#### [Task brief]
Copy the lines of the data below exactly, starting at the first and stopping after the line that contains "label=lab, zorder=3)"; include no pictures.

Start of Dataset content

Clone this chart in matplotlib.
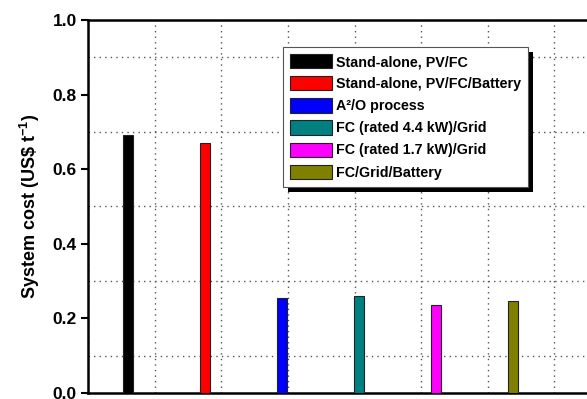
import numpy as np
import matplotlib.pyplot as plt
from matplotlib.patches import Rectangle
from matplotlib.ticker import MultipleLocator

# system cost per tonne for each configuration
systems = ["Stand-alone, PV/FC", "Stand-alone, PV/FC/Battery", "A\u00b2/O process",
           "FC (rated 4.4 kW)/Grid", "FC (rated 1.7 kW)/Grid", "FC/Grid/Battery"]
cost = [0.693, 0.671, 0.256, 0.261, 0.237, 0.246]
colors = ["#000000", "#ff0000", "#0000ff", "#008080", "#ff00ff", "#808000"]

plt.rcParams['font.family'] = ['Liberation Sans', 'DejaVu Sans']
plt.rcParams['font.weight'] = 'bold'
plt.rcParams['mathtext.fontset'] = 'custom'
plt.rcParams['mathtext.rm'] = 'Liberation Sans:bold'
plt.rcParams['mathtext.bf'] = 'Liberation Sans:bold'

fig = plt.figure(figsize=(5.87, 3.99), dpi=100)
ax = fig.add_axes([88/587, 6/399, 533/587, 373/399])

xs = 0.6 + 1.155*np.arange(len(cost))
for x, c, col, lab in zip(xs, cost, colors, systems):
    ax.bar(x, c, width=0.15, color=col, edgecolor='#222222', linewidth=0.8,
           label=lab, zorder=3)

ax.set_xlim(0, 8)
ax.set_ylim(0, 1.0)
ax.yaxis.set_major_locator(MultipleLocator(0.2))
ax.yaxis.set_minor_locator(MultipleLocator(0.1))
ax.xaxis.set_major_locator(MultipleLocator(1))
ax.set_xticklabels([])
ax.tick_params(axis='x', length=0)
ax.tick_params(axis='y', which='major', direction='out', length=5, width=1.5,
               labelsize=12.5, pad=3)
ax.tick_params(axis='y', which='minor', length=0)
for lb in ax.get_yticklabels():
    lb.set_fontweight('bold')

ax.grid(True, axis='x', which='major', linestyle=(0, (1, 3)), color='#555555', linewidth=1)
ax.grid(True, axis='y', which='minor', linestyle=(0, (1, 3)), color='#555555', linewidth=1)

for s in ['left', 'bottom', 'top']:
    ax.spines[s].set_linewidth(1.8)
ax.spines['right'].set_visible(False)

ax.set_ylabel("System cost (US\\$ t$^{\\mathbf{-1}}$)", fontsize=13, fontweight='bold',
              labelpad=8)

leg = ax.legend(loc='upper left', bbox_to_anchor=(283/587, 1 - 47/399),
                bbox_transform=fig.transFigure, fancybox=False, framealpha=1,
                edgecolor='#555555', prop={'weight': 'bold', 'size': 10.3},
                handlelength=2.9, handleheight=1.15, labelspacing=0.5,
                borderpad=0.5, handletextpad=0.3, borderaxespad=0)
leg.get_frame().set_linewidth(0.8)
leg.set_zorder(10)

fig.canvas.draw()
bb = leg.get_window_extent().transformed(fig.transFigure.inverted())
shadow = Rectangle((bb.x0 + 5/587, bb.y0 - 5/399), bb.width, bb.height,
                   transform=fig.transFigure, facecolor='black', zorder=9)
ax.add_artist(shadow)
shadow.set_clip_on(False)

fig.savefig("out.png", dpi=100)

End of Dataset content

#### [Exercise result]
Clone this chart in matplotlib.
import numpy as np
import matplotlib.pyplot as plt
from matplotlib.patches import Rectangle
from matplotlib.ticker import MultipleLocator

# system cost per tonne for each configuration
systems = ["Stand-alone, PV/FC", "Stand-alone, PV/FC/Battery", "A\u00b2/O process",
           "FC (rated 4.4 kW)/Grid", "FC (rated 1.7 kW)/Grid", "FC/Grid/Battery"]
cost = [0.693, 0.671, 0.256, 0.261, 0.237, 0.246]
colors = ["#000000", "#ff0000", "#0000ff", "#008080", "#ff00ff", "#808000"]

plt.rcParams['font.family'] = ['Liberation Sans', 'DejaVu Sans']
plt.rcParams['font.weight'] = 'bold'
plt.rcParams['mathtext.fontset'] = 'custom'
plt.rcParams['mathtext.rm'] = 'Liberation Sans:bold'
plt.rcParams['mathtext.bf'] = 'Liberation Sans:bold'

fig = plt.figure(figsize=(5.87, 3.99), dpi=100)
ax = fig.add_axes([88/587, 6/399, 533/587, 373/399])

xs = 0.6 + 1.155*np.arange(len(cost))
for x, c, col, lab in zip(xs, cost, colors, systems):
    ax.bar(x, c, width=0.15, color=col, edgecolor='#222222', linewidth=0.8,
           label=lab, zorder=3)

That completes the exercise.